In a world where more and more transactions are handled by credit or debit cards, why do people hold cash?  Cash is needed in some establishments that do not accept cards.  It also is difficult to trace, making it the payment mechanism of preference for those who wish to leave no record of their purchases.  However, cash carries significant downsides.  You can lose it or have it stolen.  It pays no interest.  Governments can debase its value by printing too much of it.  

It came as no surprise to me that half of Americans carry $20 or less in cash.  I expected this would be the case in most other high income countries.  I was wrong.  

It turns out that Germans still rely heavily on cash and this has been the case for some time.  They carry around an average of $123 in their wallets and conduct 80% of their transactions in cash.  This cannot be explained in terms of simple economic factors.  For instance lower interest rates would lead to increased cash holding, but interest rates in Germany and the US are pretty close to each other.   

Some sources argue that the German preference for cash reflects the hyperinflation of the 1920s.  But most of the people who lived through that event are no longer around.  (Also, if there was ever a time to minimize cash holdings, that was it.)  Another possibility is that debt avoidance is integrated into German culture; always paying in cash is a good way to avoid ballooning credit card bills.  

We may see a clash of culture with technology soon, as mobile payment systems become more widely available.  Will paying by phone be viewed as equivalent to paying in cash?

Thursday, September 18, 2014

NC State Jenkins ranked #15 Supply Chain MBA

The annual Gartner survey is the gold standard for ranking supply chain programs.  This year's ranking just came out and NC State's Jenkins MBA placed #15 in the US.  Penn State was #1, followed by Michigan State and Tennessee.  NC State was the only program in North Carolina in the top 25.  

Gartner's rankings are based mainly on two factors: Gartner's own evaluation of the curriculum and the success of graduates in the job market (measured by employer surveys and salaries).  This is great recognition for our supply chain program.  

Tuesday, September 16, 2014

Will MBA programs become unbundled?

Poets and Quants editor John Byrne has an interesting piece in USAToday regarding how technological disruption is likely to affect MBA programs.  Right now a good MBA program is a bundle of services that create value for students.  It starts with instruction from great professors, but also includes career coaching, networking with alumni and fellow students, and placement services.

MOOCs already threaten the instruction part of the bundle.  In the not-to-distant future, business students will be able to obtain certificates of completion for all MBA core subjects plus a mix of electives in mainstream subjects such as finance and marketing.  Byrne thinks that free MOOCs will quickly put MBA programs that lack strong career services and networking out of business.

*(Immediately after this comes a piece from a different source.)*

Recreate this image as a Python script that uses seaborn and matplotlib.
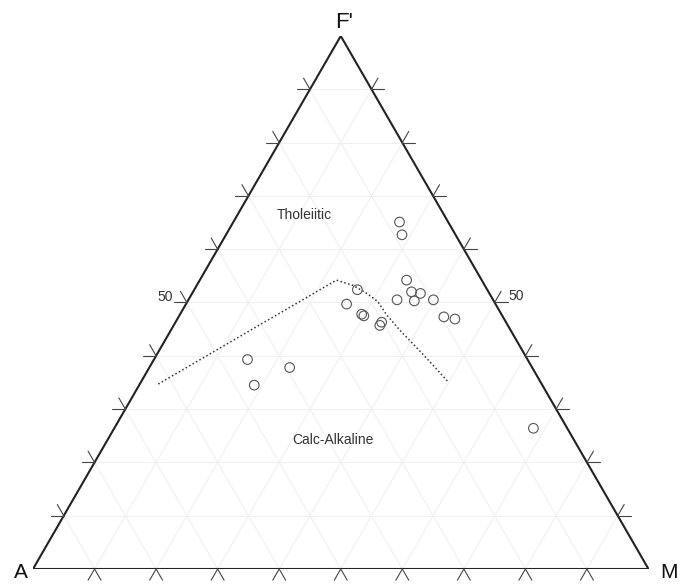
import numpy as np
import pandas as pd
import matplotlib
matplotlib.use("Agg")
import matplotlib.pyplot as plt
import seaborn as sns

# ---- data (ternary compositions in %, A - F' - M) ----
sample_A = [7.9, 8.7, 12.2, 12.5, 11.2, 15.6, 12.9, 9.7, 9.6, 8.0,
            21.1, 24.2, 22.7, 22.5, 20.2, 20.8, 45.5, 39.4, 46.8, 5.5]
sample_F = [65.1, 62.7, 54.2, 52.0, 51.7, 50.5, 50.3, 50.5, 47.3, 46.9,
            52.4, 49.7, 47.8, 47.5, 46.3, 45.7, 39.3, 37.8, 34.5, 26.4]
sample_M = [27.0, 28.6, 33.6, 35.5, 37.1, 33.9, 36.8, 39.8, 43.1, 45.1,
            26.5, 26.1, 29.5, 30.0, 33.5, 33.5, 15.2, 22.8, 18.7, 68.1]

# Tholeiitic / Calc-Alkaline boundary
line_A = [62.3, 23.6, 21.4, 19.9, 18.9, 18.7, 18.0, 16.9, 15.9, 15.0]
line_F = [34.7, 54.2, 53.2, 51.7, 50.2, 47.7, 44.8, 41.5, 38.3, 35.1]
line_M = [3.0, 22.2, 25.4, 28.4, 30.9, 33.6, 37.2, 41.6, 45.8, 49.9]

vertex_labels = ["A", "F'", "M"]
grid_levels = [10, 20, 30, 40, 50, 60, 70, 80, 90]
axis_label_level = 50
field_labels = ["Tholeiitic", "Calc-Alkaline"]

S3 = np.sqrt(3) / 2


def tern(a, f, m):
    a = np.asarray(a, float); f = np.asarray(f, float); m = np.asarray(m, float)
    t = a + f + m
    return (m + f / 2) / t, f * S3 / t


sns.set_theme(style="white")
plt.rcParams['font.family'] = ['Liberation Sans', 'DejaVu Sans']

fig = plt.figure(figsize=(6.87, 5.84), dpi=100)
ax = fig.add_axes([33 / 687, 15 / 584, 615.5 / 687, 533 / 584])
ax.set_xlim(0, 1)
ax.set_ylim(0, S3)
ax.axis('off')

# light grid
for g in grid_levels:
    r = 100 - g
    for seg in [((r, g, 0), (0, g, r)),   # constant F
                ((r, 0, g), (0, r, g)),   # constant M
                ((g, r, 0), (g, 0, r))]:  # constant A
        x, y = tern(*zip(*seg))
        ax.plot(x, y, color="#f0f0f0", lw=0.8, zorder=1)

# triangle frame
fx, fy = tern([100, 0, 0, 100], [0, 100, 0, 0], [0, 0, 100, 0])
ax.plot(fx, fy, color="#222222", lw=1.5, zorder=3, solid_joinstyle='miter')

# outer ticks (gridline extensions)
L = 0.021
dirs = {
    'left': [(-1, 0), (-0.5, S3)],
    'right': [(1, 0), (0.5, S3)],
    'bottom': [(-0.5, -S3), (0.5, -S3)],
}
for g in grid_levels:
    pts = {
        'left': tern(100 - g, g, 0),
        'right': tern(0, g, 100 - g),
        'bottom': tern(100 - g, 0, g),
    }
    for side, (px, py) in pts.items():
        for dx, dy in dirs[side]:
            ax.plot([px, px + L * dx], [py, py + L * dy], color="#444444",
                    lw=0.8, zorder=3, clip_on=False)

# "50" labels
lx, ly = tern(100 - axis_label_level, axis_label_level, 0)
ax.annotate(str(axis_label_level), (lx, ly), xytext=(-14 * 0.72, 5.5 * 0.72),
            textcoords='offset points', ha='right', va='center',
            fontsize=10, color="#333333")
rx, ry = tern(0, axis_label_level, 100 - axis_label_level)
ax.annotate(str(axis_label_level), (rx, ry), xytext=(13.5 * 0.72, 6.5 * 0.72),
            textcoords='offset points', ha='left', va='center',
            fontsize=10, color="#333333")

# vertex labels
ax_, ay_ = tern(100, 0, 0)
ax.annotate(vertex_labels[0], (ax_, ay_), xytext=(-12 * 0.72, -9 * 0.72),
            textcoords='offset points', ha='center', va='baseline',
            fontsize=15, color="#111111", annotation_clip=False)
fx_, fy_ = tern(0, 100, 0)
ax.annotate(vertex_labels[1], (fx_, fy_), xytext=(3 * 0.72, 8 * 0.72),
            textcoords='offset points', ha='center', va='baseline',
            fontsize=16, color="#111111", annotation_clip=False)
mx_, my_ = tern(0, 0, 100)
ax.annotate(vertex_labels[2], (mx_, my_), xytext=(20.5 * 0.72, -9 * 0.72),
            textcoords='offset points', ha='center', va='baseline',
            fontsize=15, color="#111111", annotation_clip=False)

# field labels
ax.text(0.4411, 0.5751, field_labels[0], ha='center', va='center',
        fontsize=10, color="#333333")
ax.text(0.4874, 0.2096, field_labels[1], ha='center', va='center',
        fontsize=10, color="#333333")

# boundary line
bx, by = tern(line_A, line_F, line_M)
bdf = pd.DataFrame({"x": bx, "y": by})
sns.lineplot(data=bdf, x="x", y="y", sort=False, ax=ax, color="#333333",
             lw=1.1, linestyle=(0, (1, 1.6)), zorder=4, estimator=None)

# samples
sx, sy = tern(sample_A, sample_F, sample_M)
sdf = pd.DataFrame({"x": sx, "y": sy})
sns.scatterplot(data=sdf, x="x", y="y", ax=ax, marker='o', s=48,
                facecolor='none', edgecolor="#555555", linewidth=0.8, zorder=5)

ax.set_xlim(0, 1)
ax.set_ylim(0, S3)
ax.axis('off')

fig.savefig("out.png", dpi=100)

Byrne does not address the possibility that other providers will step up and provide coaching, job contacts, and networking.  Students pay a hefty premium to get into the very top MBA programs.  The academic content of the core MBA courses is pretty much the same across all institutions, which implies that the perceived value of the nonacademics is driving the price premium.

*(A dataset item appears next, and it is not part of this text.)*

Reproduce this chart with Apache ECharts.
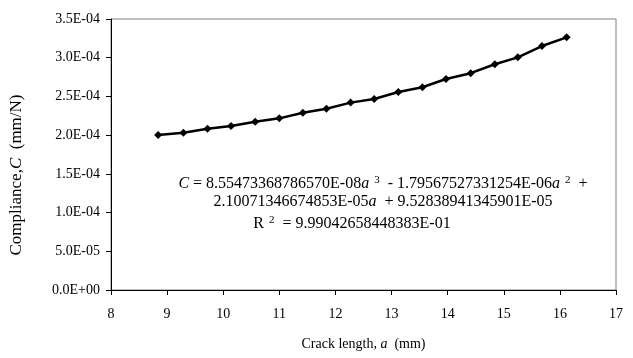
<!DOCTYPE html>
<html>
<head>
<meta charset="utf-8">
<script src="https://cdn.jsdelivr.net/npm/echarts@6/dist/echarts.min.js"></script>
<style>html,body{margin:0;padding:0;background:#fff}#c{width:633px;height:358px}</style>
</head>
<body>
<div id="c"></div>
<script>
var crackLength = [8.84, 9.29, 9.72, 10.14, 10.57, 11.00, 11.42, 11.84, 12.27, 12.69, 13.12, 13.55, 13.97, 14.41, 14.84, 15.25, 15.68, 16.12];
var compliance = [2.002e-4, 2.032e-4, 2.083e-4, 2.118e-4, 2.174e-4, 2.217e-4, 2.290e-4, 2.340e-4, 2.420e-4, 2.467e-4, 2.557e-4, 2.618e-4, 2.725e-4, 2.800e-4, 2.915e-4, 3.005e-4, 3.151e-4, 3.263e-4];
var eqLine1 = ['C', ' = 8.55473368786570E-08', 'a', '3', ' - 1.79567527331254E-06', 'a', '2', ' +'];
var eqLine2 = ['2.10071346674853E-05', 'a', '  + 9.52838941345901E-05'];
var eqLine3 = ['R', '2', ' = 9.99042658448383E-01'];

var FONT = '"Liberation Serif", "Times New Roman", serif';
var chart = echarts.init(document.getElementById('c'));
var pts = crackLength.map(function (x, i) { return [x, compliance[i]]; });

function fmtY(v) {
  if (v === 0) return '0.0E+00';
  var s = v.toExponential(1).split('e');
  var e = parseInt(s[1], 10);
  var es = (e < 0 ? '-' : '+') + (Math.abs(e) < 10 ? '0' : '') + Math.abs(e);
  return s[0] + 'E' + es;
}
function mkRich(fs) {
  return {
    i: { fontFamily: FONT, fontSize: fs, fontStyle: 'italic', fill: '#000', color: '#000' },
    n: { fontFamily: FONT, fontSize: fs, fill: '#000', color: '#000' },
    sup: { fontFamily: FONT, fontSize: Math.round(fs * 0.7), fill: '#000', color: '#000', verticalAlign: 'top', padding: [0, 4, 7, 5] }
  };
}
var richAxis = mkRich(14);
var richEq = mkRich(16);
var richY = mkRich(17);
var line1 = '{i|' + eqLine1[0] + '}{n|' + eqLine1[1] + '}{i|' + eqLine1[2] + '}{sup|' + eqLine1[3] + '}{n|' + eqLine1[4] + '}{i|' + eqLine1[5] + '}{sup|' + eqLine1[6] + '}{n|' + eqLine1[7] + '}';
var line2 = '{n|' + eqLine2[0] + '}{i|' + eqLine2[1] + '}{n|' + eqLine2[2] + '}';
var line3 = '{n|' + eqLine3[0] + '}{sup|' + eqLine3[1] + '}{n|' + eqLine3[2] + '}';

chart.setOption({
  animation: false,
  backgroundColor: '#fff',
  grid: { left: 111, right: 17, top: 19, bottom: 68, show: true, borderColor: '#808080', borderWidth: 1 },
  xAxis: {
    type: 'value', min: 8, max: 17, interval: 1,
    axisLine: { show: true, onZero: false, lineStyle: { color: '#000', width: 1 } },
    axisTick: { show: true, inside: false, length: 5, lineStyle: { color: '#000' } },
    splitLine: { show: false },
    axisLabel: { fontFamily: FONT, fontSize: 14, color: '#000', margin: 17 },
    name: '{n|Crack length, }{i|a}{n|  (mm)}',
    nameLocation: 'middle', nameGap: 47,
    nameTextStyle: { rich: richAxis }
  },
  yAxis: {
    type: 'value', min: 0, max: 3.5e-4, interval: 5e-5,
    axisLine: { show: true, onZero: false, lineStyle: { color: '#000', width: 1 } },
    axisTick: { show: true, inside: false, length: 5, lineStyle: { color: '#000' } },
    splitLine: { show: false },
    axisLabel: { fontFamily: FONT, fontSize: 14, color: '#000', margin: 11, formatter: fmtY }
  },
  series: [{
    type: 'line', data: pts,
    symbol: 'diamond', symbolSize: 8,
    itemStyle: { color: '#000' },
    lineStyle: { color: '#000', width: 2.5 }
  }],
  graphic: [
    { type: 'text', x: 17, y: 175, rotation: Math.PI / 2, style: { text: '{n|Compliance,}{i|C}{n|  (mm/N)}', rich: richY, align: 'center', verticalAlign: 'middle' } },
    { type: 'text', x: 383, y: 184, style: { text: line1, rich: richEq, align: 'center', verticalAlign: 'middle' } },
    { type: 'text', x: 383, y: 202, style: { text: line2, rich: richEq, align: 'center', verticalAlign: 'middle' } },
    { type: 'text', x: 352, y: 224, style: { text: line3, rich: richEq, align: 'center', verticalAlign: 'middle' } }
  ]
});
</script>
</body>
</html>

This leaves open the question of how communication and leadership skills are developed.  These skills are #1 on the list of MBA recruiters.  Many of the top schools restrict admission to students with strong skills in this dimension; employers use a degree from those schools as a signal that the student possesses those skills.  Other schools invest heavily in training that changes student behavior.

My take: I am skeptical that MOOCs will be very helpful for developing the so-called "soft skills." Schools that take those skills seriously should be able to stay in business, and perhaps even prosper.